S’il porte certes sur Michel-Ange, sa vie et son œuvre, Il Pecato investit surtout la figure du pécheur dans une Italie chrétienne pour interroger la sacralité de l’art ainsi que la justesse du geste de l’artiste qui, en représentant des scènes tirées de la Bible, tend à détourner le fidèle de sa méditation pour l’engager dans une contemplation profane.
Avec ce film, Andreï Kontchalovski pose plusieurs questions, reliées entre elles par une dialectique certaine entre le sacré et le profane : le péché peut-il créer de la sacralité ? toute représentation du sacré ne dégrade-t-elle pas ce dernier en fantasme né de l’imagination d’un homme à destination des autres, sans élévation aucune ? Le personnage de Michel-Ange apparaît comme un être tourmenté, incontrôlable : il ne tient pas en place parce qu’il louvoie entre deux rives qui ne sauraient se voir franchies toutes les deux et qui se repoussent l’une l’autre. Il a conscience que l’inspiration divine qui le force à créer s’apparente à de l’orgueil, qu’il entreprend des œuvres qui atteignent moins Dieu qu’elles ne dépassent davantage la mortalité de la condition humaine, tel un affront fait à ce même Dieu.

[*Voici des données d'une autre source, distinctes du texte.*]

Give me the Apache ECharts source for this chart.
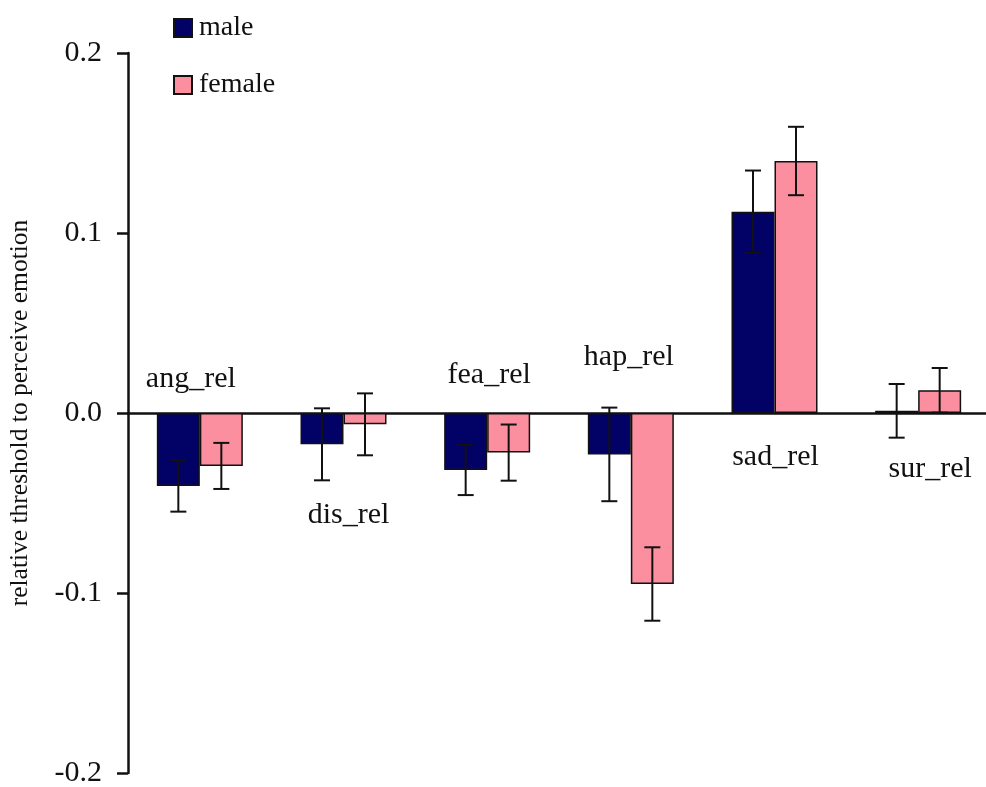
<!DOCTYPE html>
<html>
<head>
<meta charset="utf-8">
<script src="https://cdn.jsdelivr.net/npm/echarts@6/dist/echarts.min.js"></script>
<style>
  html, body { margin: 0; padding: 0; background: #fff; }
  #chart { width: 986px; height: 787px; }
</style>
</head>
<body>
<div id="chart"></div>
<script>
// Emotion categories (relative thresholds)
const categories = ['ang_rel', 'dis_rel', 'fea_rel', 'hap_rel', 'sad_rel', 'sur_rel'];

// Mean relative threshold per group
const maleValues   = [-0.0406, -0.0174, -0.0317, -0.0230, 0.1118, 0.0012];
const femaleValues = [-0.0294, -0.0063, -0.0220, -0.0950, 0.1400, 0.0126];

// Standard error per group
const maleErrors   = [0.0142, 0.0200, 0.0139, 0.0260, 0.0229, 0.0149];
const femaleErrors = [0.0128, 0.0172, 0.0156, 0.0204, 0.0190, 0.0124];

// Y-axis tick values
const yTicks = [-0.2, -0.1, 0.0, 0.1, 0.2];

// Category label placement relative to the zero line (pixels)
const labelDx = [-9, 5, 2, -2, 1, 12];
const labelDy = [-34, 102, -38, -56, 44, 56];

const FONT = "'Liberation Serif', 'Times New Roman', serif";
const BAR_W = 43;

const chart = echarts.init(document.getElementById('chart'), null, { renderer: 'canvas' });

function errorBarSeries(values, errors, shift) {
  return {
    type: 'custom',
    z: 5,
    silent: true,
    data: values.map((v, i) => [i, v, errors[i]]),
    renderItem: function (params, api) {
      const i = api.value(0), v = api.value(1), e = api.value(2);
      const x = api.coord([i, 0])[0] + shift;
      const yHi = api.coord([i, v + e])[1];
      const yLo = api.coord([i, v - e])[1];
      const cap = 8;
      const style = { stroke: '#111', lineWidth: 2 };
      return {
        type: 'group',
        children: [
          { type: 'line', shape: { x1: x, y1: yHi, x2: x, y2: yLo }, style: style },
          { type: 'line', shape: { x1: x - cap, y1: yHi, x2: x + cap, y2: yHi }, style: style },
          { type: 'line', shape: { x1: x - cap, y1: yLo, x2: x + cap, y2: yLo }, style: style }
        ]
      };
    }
  };
}

const option = {
  backgroundColor: '#ffffff',
  animation: false,
  legend: {
    orient: 'vertical',
    left: 168,
    top: 9,
    itemWidth: 18,
    itemHeight: 18,
    itemGap: 29,
    icon: 'rect',
    data: ['male', 'female'],
    textStyle: { fontFamily: FONT, fontSize: 28, color: '#111', padding: [0, 0, 0, 2] }
  },
  grid: { left: 128, top: 53, width: 862, height: 720, containLabel: false, outerBoundsMode: 'none' },
  xAxis: {
    type: 'category',
    data: categories,
    axisLine: { onZero: true, lineStyle: { color: '#111', width: 2.5 } },
    axisTick: { show: false },
    axisLabel: { show: false },
    splitLine: { show: false }
  },
  yAxis: {
    type: 'value',
    min: yTicks[0],
    max: yTicks[yTicks.length - 1],
    interval: 0.1,
    name: 'relative threshold to perceive emotion',
    nameLocation: 'middle',
    nameRotate: 90,
    nameGap: 95,
    nameTextStyle: { fontFamily: FONT, fontSize: 25.5, color: '#111' },
    axisLine: { show: true, lineStyle: { color: '#111', width: 2.5 } },
    axisTick: { show: true, inside: false, length: 11, lineStyle: { color: '#111', width: 2.5 } },
    axisLabel: {
      margin: 26,
      fontFamily: FONT,
      fontSize: 30,
      color: '#111',
      formatter: v => v.toFixed(1)
    },
    splitLine: { show: false }
  },
  series: [
    {
      name: 'male',
      type: 'bar',
      data: maleValues,
      barWidth: BAR_W,
      barGap: '0%',
      itemStyle: { color: '#020266', borderColor: '#111', borderWidth: 1.5 }
    },
    {
      name: 'female',
      type: 'bar',
      data: femaleValues,
      barWidth: BAR_W,
      barGap: '0%',
      itemStyle: { color: '#fb8f9f', borderColor: '#111', borderWidth: 1.5 }
    },
    errorBarSeries(maleValues, maleErrors, -BAR_W / 2),
    errorBarSeries(femaleValues, femaleErrors, BAR_W / 2),
    {
      // Category names drawn beside each pair of bars
      type: 'custom',
      z: 6,
      silent: true,
      data: categories.map((c, i) => [i]),
      renderItem: function (params, api) {
        const i = api.value(0);
        const p = api.coord([i, 0]);
        return {
          type: 'text',
          style: {
            text: categories[i],
            x: p[0] + labelDx[i],
            y: p[1] + labelDy[i],
            textAlign: 'center',
            textVerticalAlign: 'middle',
            font: '30px ' + FONT,
            fill: '#111'
          }
        };
      }
    }
  ]
};

chart.setOption(option);
</script>
</body>
</html>
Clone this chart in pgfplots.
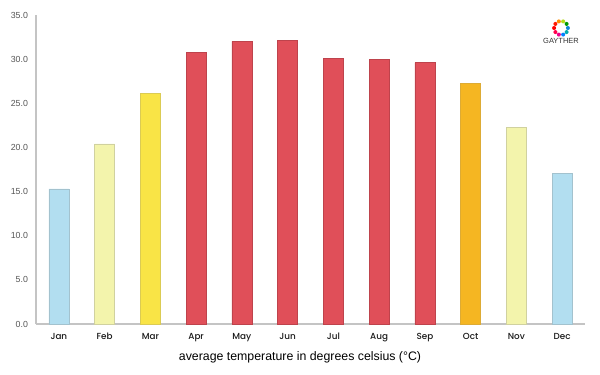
\documentclass[border=0pt]{standalone}
\usepackage{fontspec}
\setmainfont{Liberation Sans}
\newfontfamily\geo{Poppins Medium}
\usepackage{pgfplots}
\pgfplotsset{compat=1.18}
\usetikzlibrary{calc}
\definecolor{cblue}{HTML}{B2DEF0}
\definecolor{cpale}{HTML}{F3F4AC}
\definecolor{cyel}{HTML}{F9E446}
\definecolor{cred}{HTML}{E04F59}
\definecolor{corange}{HTML}{F5B622}
\definecolor{axgray}{HTML}{C4C4C4}
\definecolor{tgray}{HTML}{555555}
\begin{document}
\begin{tikzpicture}[x=1pt,y=1pt]
\useasboundingbox (0,0) rectangle (450,281.25);
\begin{axis}[
  at={(27pt,38.25pt)}, anchor=south west,
  scale only axis, width=411.75pt, height=231.75pt,
  ymin=0, ymax=35, xmin=-0.5, xmax=11.5,
  axis x line*=bottom, axis y line*=left,
  axis line style={axgray, line width=1.2pt, -},
  ytick={0,5,...,35},
  xtick={0,...,11},
  xticklabels={Jan,Feb,Mar,Apr,May,Jun,Jul,Aug,Sep,Oct,Nov,Dec},
  major tick length=0pt,
  /pgf/number format/assume math mode=true,
  yticklabel style={font=\fontsize{6.6}{7}\selectfont, text=tgray, xshift=-2.5pt, /pgf/number format/.cd, fixed, fixed zerofill, precision=1},
  xticklabel style={font=\geo\fontsize{6.6}{7}\selectfont, text=black!90, yshift=-3.5pt},
  ybar, bar width=15pt, bar shift=0pt,
  every axis plot/.append style={line width=0.5pt},
  clip=false,
]
\addplot[fill=cblue, draw=cblue!70!gray] coordinates {(0,15.3) (11,17.1)};
\addplot[fill=cpale, draw=cpale!70!gray] coordinates {(1,20.4) (10,22.3)};
\addplot[fill=cyel, draw=cyel!75!gray] coordinates {(2,26.1)};
\addplot[fill=cred, draw=cred!85!black] coordinates {(3,30.8) (4,32.0) (5,32.1) (6,30.1) (7,30.0) (8,29.6)};
\addplot[fill=corange, draw=corange!80!gray] coordinates {(9,27.3)};
\end{axis}
\node[font=\fontsize{9.25}{10}\selectfont] at (225,13.5) {average temperature in degrees celsius (°C)};
% logo
\foreach \a/\c in {0/cyan!70!blue,36/green!60!black,72/yellow!70!green,108/orange!90!yellow,144/red!80!orange,180/red,216/red!70!magenta,252/magenta,288/blue!50!cyan,324/cyan!60!green}{
  \fill[\c] ($(420.75,260.25)+(\a:5.2)$) circle (1.5);
}
\node[font=\fontsize{5.6}{6}\selectfont, text=black!80] at (420.75,250.6) {GAYTHER};
\end{tikzpicture}
\end{document}
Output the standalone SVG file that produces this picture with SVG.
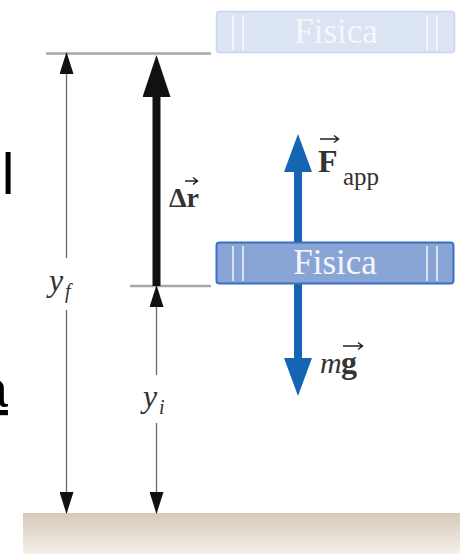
<svg xmlns="http://www.w3.org/2000/svg" width="468" height="554" viewBox="0 0 468 554">
<style>
.gray{stroke:#a8a8a8;stroke-width:2.5;fill:none}
.dim{stroke:#6a6a6a;stroke-width:1.3;fill:none}
.blue{stroke:#1565b2;stroke-width:8;fill:none}
.blk{stroke:#111;stroke-width:8;fill:none}
.lbl{font-family:"Liberation Serif",serif;fill:#333}
.book{font-family:"Liberation Serif",serif;font-size:35px;text-anchor:middle;fill:#f4f7fc}
.frag{font-family:"Liberation Sans",Arial,sans-serif;fill:#000}
</style>
<defs>
<marker id="dimHead" markerUnits="userSpaceOnUse" markerWidth="22" markerHeight="14" refX="21" refY="7" orient="auto">
<path d="M0,0 L22,7 L0,14 Z" fill="#111"/>
</marker>
<marker id="bigBlack" markerUnits="userSpaceOnUse" markerWidth="44" markerHeight="28" refX="2" refY="14" orient="auto">
<path d="M0,0 L42,14 L0,28 Z" fill="#111"/>
</marker>
<marker id="bigBlue" markerUnits="userSpaceOnUse" markerWidth="40" markerHeight="28" refX="2" refY="14" orient="auto">
<path d="M0,0 L38,14 L0,28 Z" fill="#1565b2"/>
</marker>
<linearGradient id="gnd" x1="0" y1="0" x2="0" y2="1">
<stop offset="0" stop-color="#d6c9ba"/>
<stop offset="1" stop-color="#f4f0ea"/>
</linearGradient>
</defs>

<g id="fragments">
<text class="frag" x="-30" y="194" font-size="57">el</text>
<text class="frag" x="-21" y="407" font-size="52" text-decoration="underline">a</text>
</g>

<g id="ground">
<rect x="23" y="513" width="437" height="41" fill="url(#gnd)"/>
</g>

<g id="levels">
<line class="gray" x1="46" y1="53.5" x2="211" y2="53.5"/>
<line class="gray" x1="130" y1="286" x2="211" y2="286"/>
</g>

<g id="connectors">
<line class="dim" x1="66.5" y1="258" x2="66.5" y2="53" marker-end="url(#dimHead)"/>
<line class="dim" x1="66.5" y1="310" x2="66.5" y2="513" marker-end="url(#dimHead)"/>
<line class="dim" x1="156.5" y1="375" x2="156.5" y2="286" marker-end="url(#dimHead)"/>
<line class="dim" x1="156.5" y1="423" x2="156.5" y2="513" marker-end="url(#dimHead)"/>
<line class="blk" x1="156.5" y1="286" x2="156.5" y2="95" marker-end="url(#bigBlack)"/>
<line class="blue" x1="298" y1="262" x2="298" y2="170" marker-end="url(#bigBlue)"/>
<line class="blue" x1="298" y1="262" x2="298" y2="360" marker-end="url(#bigBlue)"/>
</g>

<g id="book-final" opacity="1">
<rect x="216.5" y="11.5" width="238" height="41" rx="3" fill="#dbe4f3" stroke="#c8d5ec" stroke-width="1.5"/>
<g stroke="#f6f8fc" stroke-width="1.6">
<line x1="233" y1="15" x2="233" y2="50"/><line x1="243" y1="15" x2="243" y2="50"/>
<line x1="427" y1="15" x2="427" y2="50"/><line x1="437" y1="15" x2="437" y2="50"/>
</g>
<text class="book" x="336" y="43" fill="#f6f8fc">Fisica</text>
</g>

<g id="book-initial">
<rect x="216.5" y="242.5" width="237" height="41" rx="3" fill="#89a5d6" stroke="#3e6fc0" stroke-width="2"/>
<g stroke="#eef2fa" stroke-width="1.6">
<line x1="233" y1="246" x2="233" y2="281"/><line x1="243" y1="246" x2="243" y2="281"/>
<line x1="427" y1="246" x2="427" y2="281"/><line x1="437" y1="246" x2="437" y2="281"/>
</g>
<text class="book" x="335" y="274">Fisica</text>
</g>

<g id="label-yf">
<text class="lbl" x="49" y="291" font-size="32" font-style="italic">y</text>
<text class="lbl" x="65" y="298" font-size="20" font-style="italic">f</text>
</g>
<g id="label-yi">
<text class="lbl" x="143" y="407" font-size="32" font-style="italic">y</text>
<text class="lbl" x="159" y="414" font-size="20" font-style="italic">i</text>
</g>

<g id="label-dr">
<text class="lbl" x="169" y="207" font-size="28" font-weight="bold" fill="#222">Δr</text>
<path d="M185,181 L197,181 M193,177.5 L197.5,181 L193,184.5" stroke="#222" stroke-width="1.5" fill="none"/>
</g>

<g id="label-Fapp">
<text class="lbl" x="318" y="172" font-size="32" font-weight="bold" fill="#222">F</text>
<text class="lbl" x="343" y="185" font-size="25" fill="#444">app</text>
<path d="M320,139 L338,139 M334,135.5 L338.5,139 L334,142.5" stroke="#222" stroke-width="1.5" fill="none"/>
</g>

<g id="label-mg">
<text class="lbl" x="320" y="373" font-size="30" font-style="italic" fill="#333">m</text>
<text class="lbl" x="341" y="373" font-size="32" font-weight="bold" fill="#222">g</text>
<path d="M343,346 L362,346 M358,342.5 L362.5,346 L358,349.5" stroke="#222" stroke-width="1.5" fill="none"/>
</g>
</svg>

L’art, pour Kontchalovski, réside dans la tension entre une démarche personnelle et l’allégeance à une puissance supérieure : religieuse, politique. Nul hasard, par conséquent, si le contexte historique, marqué par la rivalité entre deux grandes familles italiennes, occupe une place de choix et engage l’artiste dans une série de contrats qui jamais n’aboutissent. Le cinéaste semble se reconnaître en Michel-Ange et relier la Renaissance à la Russie contemporaine, construisant une passerelle évidente lors de sa clausule qui bascule de la reconstitution à la sculpture visible aujourd’hui dans les musées. En outre, l’intelligence du film est d’interroger la sacralité de l’art dans un contexte culturel marqué par la réforme protestante dont l’une des revendications consistait à rejeter les icônes en raison d’un potentiel de séduction en opposition à la prière.
Nous saluerons enfin l’incarnation de la figure de l’artiste qui échappe en partie au parcours linéaire biographique pour devenir un corps meurtri par le temps et par son propre génie, un corps en prise avec d’autres corps, notamment ce bloc de marbre brut qu’il faut transporter et qui symbole à l’écran l’ambition démesurée de Michel-Ange tout autant que son orgueil, péché qui l’entraîne avec lui dans sa chute. Un immense long métrage, interprété à la perfection et magnifiquement photographié.